ITEC 460 - Chapter 1 Notes
Why Study Compilers
- Additional reason 1: fun
- Additional reason 2: distinguish from other grads
Our Project
- JavaCC - Generate Lexer + LL Parser + ...
- Implementation Language: Java
- Target Language: Java Subset
- Types: int, bool, arrays, classes
- Assignment: Variables and expressions
- Classes - Data structures only - no methods
- Methods (outside classes)
- If, While, Do, For
- I/O: int = read(); print(int i); println();
- Recursion
- Extensions:
- Memory Management: Heaps and Garbage Collection
- Methods in classes
- Inheritance
- Access Control
- Overloading
- Recursive Classes
Compiler Structure
- vs Sebesta
- IC = Asm Tree = Abstract Asm Language
- IC Generator + Semantic Analyzer = Type Checker + Asm Tree Generator
- Optimization? Part of Asm Tree Generator and Code Generator
- Symbol Table?
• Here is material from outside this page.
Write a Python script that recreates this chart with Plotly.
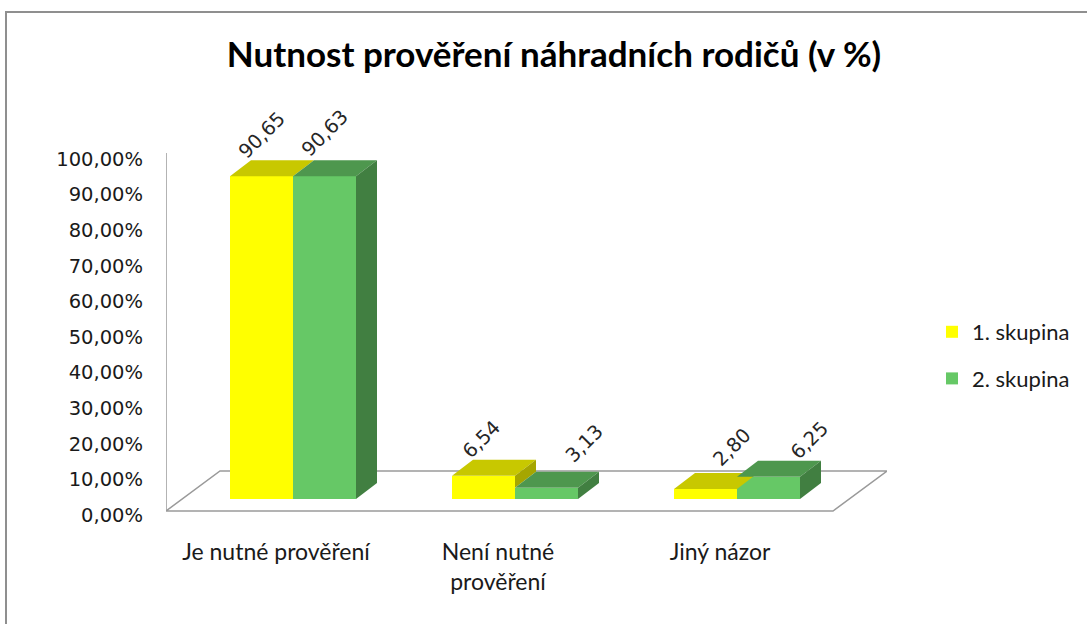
import plotly.graph_objects as go

# ---------------- data ----------------
categories = ["Je nutné prověření", "Není nutné<br>prověření", "Jiný názor"]
series_names = ["1. skupina", "2. skupina"]
group1_values = [90.65, 6.54, 2.80]
group2_values = [90.63, 3.13, 6.25]
y_tick_values = [0, 10, 20, 30, 40, 50, 60, 70, 80, 90, 100]
title_text = "Nutnost prověření náhradních rodičů (v %)"

# ---------------- geometry / styles ----------------
W, H = 1087, 624
PLOT_L, PLOT_R, PLOT_T, PLOT_B = 166, 887, 153, 520     # plot area in px
PX_PER_CAT = 222.0
CAT0_PX = 293.0
PX_PER_PCT = 3.56
BASE_PX = 499.0          # px of bar bottoms (front)
FLOOR_FRONT_PX = 511.0
FLOOR_BACK_PX = 471.0
FLOOR_FRONT_LEFT_PX, FLOOR_FRONT_RIGHT_PX = 166.0, 833.0
FLOOR_BACK_LEFT_PX, FLOOR_BACK_RIGHT_PX = 220.0, 887.0
BAR_W = 63.0 / PX_PER_CAT
DEPTH_DX = 21.0 / PX_PER_CAT
DEPTH_DY = 16.0 / PX_PER_PCT
TICK_SHIFT = 16.0 / PX_PER_PCT
CAT_LABEL_SHIFT = -17.0 / PX_PER_CAT

def px_to_x(p):
    return (p - CAT0_PX) / PX_PER_CAT

def px_to_y(p):
    return (BASE_PX - p) / PX_PER_PCT

x_range = [px_to_x(PLOT_L), px_to_x(PLOT_R)]
y_range = [px_to_y(PLOT_B), px_to_y(PLOT_T)]

colors = {
    "1. skupina": dict(front="#FFFF00", top="#C8C800", side="#A6A600"),
    "2. skupina": dict(front="#66C866", top="#4E974E", side="#417F41"),
}
label_shift = {
    "1. skupina": [(0, 41), (-2, 36), (26, 42)],
    "2. skupina": [(0, 43), (38, 44), (41, 36)],
}

fig = go.Figure()

values_by_series = {series_names[0]: group1_values, series_names[1]: group2_values}
idx = list(range(len(categories)))

# front faces as bars
for s_i, name in enumerate(series_names):
    vals = values_by_series[name]
    offs = -BAR_W / 2 if s_i == 0 else BAR_W / 2
    fig.add_trace(go.Bar(
        x=[i + offs for i in idx], y=vals, width=BAR_W, base=0,
        name=name, legendgroup=name,
        marker=dict(color=colors[name]["front"], line=dict(width=0)),
        hoverinfo="skip",
    ))

# top and side faces (3D effect), computed from the values
for i in idx:
    for s_i, name in enumerate(series_names):
        v = values_by_series[name][i]
        a = i - BAR_W if s_i == 0 else i
        b = a + BAR_W
        c = colors[name]
        fig.add_trace(go.Scatter(
            x=[a, b, b + DEPTH_DX, a + DEPTH_DX, a],
            y=[v, v, v + DEPTH_DY, v + DEPTH_DY, v],
            fill="toself", fillcolor=c["top"], mode="lines", legendgroup=name,
            line=dict(width=0, color=c["top"]), showlegend=False, hoverinfo="skip"))
        if s_i == 0:
            low = values_by_series[series_names[1]][i]
        else:
            low = 0
        if v > low:
            fig.add_trace(go.Scatter(
                x=[b, b, b + DEPTH_DX, b + DEPTH_DX, b],
                y=[low, v, v + DEPTH_DY, low + DEPTH_DY, low],
                fill="toself", fillcolor=c["side"], mode="lines", legendgroup=name,
                line=dict(width=0, color=c["side"]), showlegend=False, hoverinfo="skip"))

# data labels
annotations = []
for s_i, name in enumerate(series_names):
    vals = values_by_series[name]
    for i in idx:
        cx = i - BAR_W / 2 if s_i == 0 else i + BAR_W / 2
        dx, dy = label_shift[name][i]
        annotations.append(dict(
            x=cx, y=vals[i], xref="x", yref="y",
            text=f"{vals[i]:.2f}".replace(".", ","), showarrow=False,
            textangle=-45, xshift=dx, yshift=dy,
            font=dict(family="DejaVu Sans", size=19.5, color="#262626"),
        ))

# floor and axis line as shapes
fx = [px_to_x(FLOOR_FRONT_LEFT_PX), px_to_x(FLOOR_FRONT_RIGHT_PX),
      px_to_x(FLOOR_BACK_RIGHT_PX), px_to_x(FLOOR_BACK_LEFT_PX)]
fy = [px_to_y(FLOOR_FRONT_PX), px_to_y(FLOOR_FRONT_PX),
      px_to_y(FLOOR_BACK_PX), px_to_y(FLOOR_BACK_PX)]
floor_path = "M {} {} L {} {} L {} {} L {} {} Z".format(
    fx[0], fy[0], fx[1], fy[1], fx[2], fy[2], fx[3], fy[3])
shapes = [
    dict(type="path", path=floor_path, xref="x", yref="y", layer="below",
         fillcolor="white", line=dict(color="#9a9a9a", width=1.5)),
    dict(type="line", xref="x", yref="y", layer="below",
         x0=x_range[0], x1=x_range[0], y0=fy[0], y1=y_range[1],
         line=dict(color="#9a9a9a", width=1.5)),
    dict(type="rect", xref="paper", yref="paper", layer="below",
         x0=(6 - PLOT_L) / (PLOT_R - PLOT_L), x1=(1100 - PLOT_L) / (PLOT_R - PLOT_L),
         y0=(PLOT_B - 640) / (PLOT_B - PLOT_T), y1=(PLOT_B - 12) / (PLOT_B - PLOT_T),
         line=dict(color="#8f8f8f", width=2)),
]

fig.update_layout(
    width=W, height=H,
    margin=dict(l=PLOT_L, r=W - PLOT_R, t=PLOT_T, b=H - PLOT_B, pad=0),
    paper_bgcolor="white", plot_bgcolor="rgba(0,0,0,0)",
    barmode="overlay", bargap=0,
    title=dict(text=title_text, x=554 / W, xref="container", xanchor="center",
               y=1 - 55 / H, yref="container", yanchor="middle",
               font=dict(family="Lato", size=35, color="black", weight="bold")),
    xaxis=dict(range=x_range, showgrid=False, zeroline=False, showline=False,
               tickmode="array", tickvals=[i + CAT_LABEL_SHIFT for i in idx],
               ticktext=categories, ticks="", ticklabelstandoff=16,
               tickfont=dict(family="Lato", size=23, color="#1a1a1a"), fixedrange=True),
    yaxis=dict(range=y_range, showgrid=False, zeroline=False, showline=False,
               tickmode="array", tickvals=[t - TICK_SHIFT for t in y_tick_values],
               ticktext=[f"{t:.2f}".replace(".", ",") + "%" for t in y_tick_values],
               ticks="", ticklabelstandoff=22,
               tickfont=dict(family="DejaVu Sans", size=19.5, color="#1a1a1a"), fixedrange=True),
    legend=dict(x=(932 - PLOT_L) / (PLOT_R - PLOT_L), xanchor="left",
                y=(PLOT_B - 311) / (PLOT_B - PLOT_T), yanchor="top",
                font=dict(family="Lato", size=22, color="#1a1a1a"),
                tracegroupgap=15, itemwidth=30, bgcolor="rgba(0,0,0,0)",
                traceorder="grouped"),
    shapes=shapes,
    annotations=annotations,
    showlegend=True,
)

fig.write_html("out.html", config={"displayModeBar": False},
               post_script="document.body.style.margin='0px';")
Implied
- Type checking and Linking: separate and independent
compilation
- Modularized:
- Divided into Front End and Back End
- Easy to add new language or new target architecture
Lexer
- Input: stream of characters
- Output: stream of tokens
- Each call to get returns a new token
- Ignores white space and comments
- Large proportion of compiler's time
- Regular expressions → JavaCC → Lexer
Parser
- Input: stream of tokens
- Output: abstract parse tree
- Checks for basic syntax errors
- Determines program structure
- Context Free Grammar (annotated) → JavaCC → Lexer
Semantic Analyzer
- Checks additional errors
- eg type checking, define before use, valid access to structured types
- Traverses abstract parse tree, using visitor pattern
- Heavily uses the symbol table
Intermediate Code Generation - Assembly Tree Generator
- Assembly language for idealized machine
- Represented as a tree: tree to tree transformation
- AST → Abstract Asm → Asm is easier than AST → Asm
- Less distance between levels
- Optimization easier on Abstract ASM
- Also sets up call frames
Assembly Code Generationn
- Output is code for target architecture
- Also does target specific optimization
- Uses tiling:
- cover tree with tiles (ie groups of nodes)
- output code sequence for each tile
Machine Code Generation and Linking
- Unix assembler - as
- Use gcc to link to C libraries